Available data:

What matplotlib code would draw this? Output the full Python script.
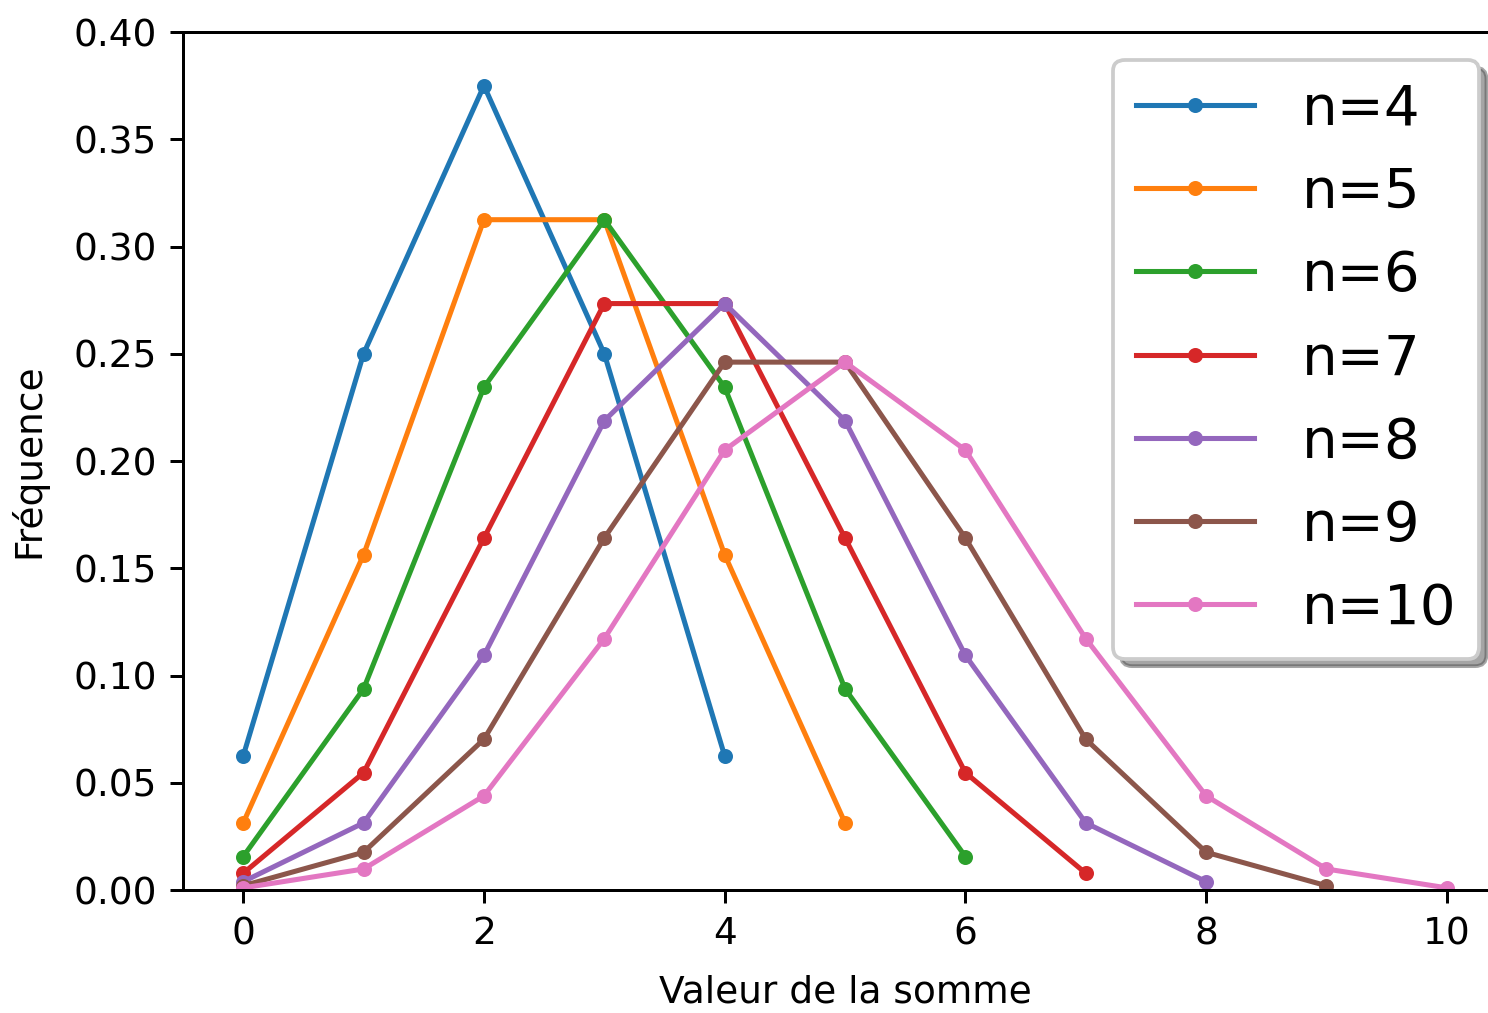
import matplotlib
matplotlib.use('Agg')
import matplotlib.pyplot as plt

# values (frequency of each sum, for each n)
freq_n4 = [0.0625, 0.25, 0.375, 0.25, 0.0625]
freq_n5 = [0.0313, 0.1563, 0.3125, 0.3125, 0.1563, 0.0313]
freq_n6 = [0.0156, 0.0938, 0.2344, 0.3125, 0.2344, 0.0938, 0.0156]
freq_n7 = [0.0078, 0.0547, 0.1641, 0.2734, 0.2734, 0.1641, 0.0547, 0.0078]
freq_n8 = [0.0039, 0.0313, 0.1094, 0.2188, 0.2734, 0.2188, 0.1094, 0.0313, 0.0039]
freq_n9 = [0.002, 0.0176, 0.0703, 0.1641, 0.2461, 0.2461, 0.1641, 0.0703, 0.0176, 0.002]
freq_n10 = [0.001, 0.0098, 0.0439, 0.1172, 0.2051, 0.2461, 0.2051, 0.1172, 0.0439, 0.0098, 0.001]

series = [freq_n4, freq_n5, freq_n6, freq_n7, freq_n8, freq_n9, freq_n10]
labels = ['n=4', 'n=5', 'n=6', 'n=7', 'n=8', 'n=9', 'n=10']

dpi = 270
fig = plt.figure(figsize=(1488 / dpi, 1013 / dpi), dpi=dpi)
ax = fig.add_axes([0.123, 0.1214, 0.8898, 0.847])

for freq, label in zip(series, labels):
    ax.plot(range(len(freq)), freq, marker='.', lw=1.35, label=label)

ax.set_ylim(0, 0.40)
ax.set_xlabel('Valeur de la somme', labelpad=6)
ax.set_ylabel('Fréquence', labelpad=7)
ax.legend(loc='upper right', fontsize=15, shadow=True,
          labelspacing=0.52, handlelength=2.1, handletextpad=0.85)

fig.savefig('out.png', dpi=dpi)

Given problem:
Repeat the listing above exactly, with no pictures.

Exercise output:
What matplotlib code would draw this? Output the full Python script.
import matplotlib
matplotlib.use('Agg')
import matplotlib.pyplot as plt

# values (frequency of each sum, for each n)
freq_n4 = [0.0625, 0.25, 0.375, 0.25, 0.0625]
freq_n5 = [0.0313, 0.1563, 0.3125, 0.3125, 0.1563, 0.0313]
freq_n6 = [0.0156, 0.0938, 0.2344, 0.3125, 0.2344, 0.0938, 0.0156]
freq_n7 = [0.0078, 0.0547, 0.1641, 0.2734, 0.2734, 0.1641, 0.0547, 0.0078]
freq_n8 = [0.0039, 0.0313, 0.1094, 0.2188, 0.2734, 0.2188, 0.1094, 0.0313, 0.0039]
freq_n9 = [0.002, 0.0176, 0.0703, 0.1641, 0.2461, 0.2461, 0.1641, 0.0703, 0.0176, 0.002]
freq_n10 = [0.001, 0.0098, 0.0439, 0.1172, 0.2051, 0.2461, 0.2051, 0.1172, 0.0439, 0.0098, 0.001]

series = [freq_n4, freq_n5, freq_n6, freq_n7, freq_n8, freq_n9, freq_n10]
labels = ['n=4', 'n=5', 'n=6', 'n=7', 'n=8', 'n=9', 'n=10']

dpi = 270
fig = plt.figure(figsize=(1488 / dpi, 1013 / dpi), dpi=dpi)
ax = fig.add_axes([0.123, 0.1214, 0.8898, 0.847])

for freq, label in zip(series, labels):
    ax.plot(range(len(freq)), freq, marker='.', lw=1.35, label=label)

ax.set_ylim(0, 0.40)
ax.set_xlabel('Valeur de la somme', labelpad=6)
ax.set_ylabel('Fréquence', labelpad=7)
ax.legend(loc='upper right', fontsize=15, shadow=True,
          labelspacing=0.52, handlelength=2.1, handletextpad=0.85)

fig.savefig('out.png', dpi=dpi)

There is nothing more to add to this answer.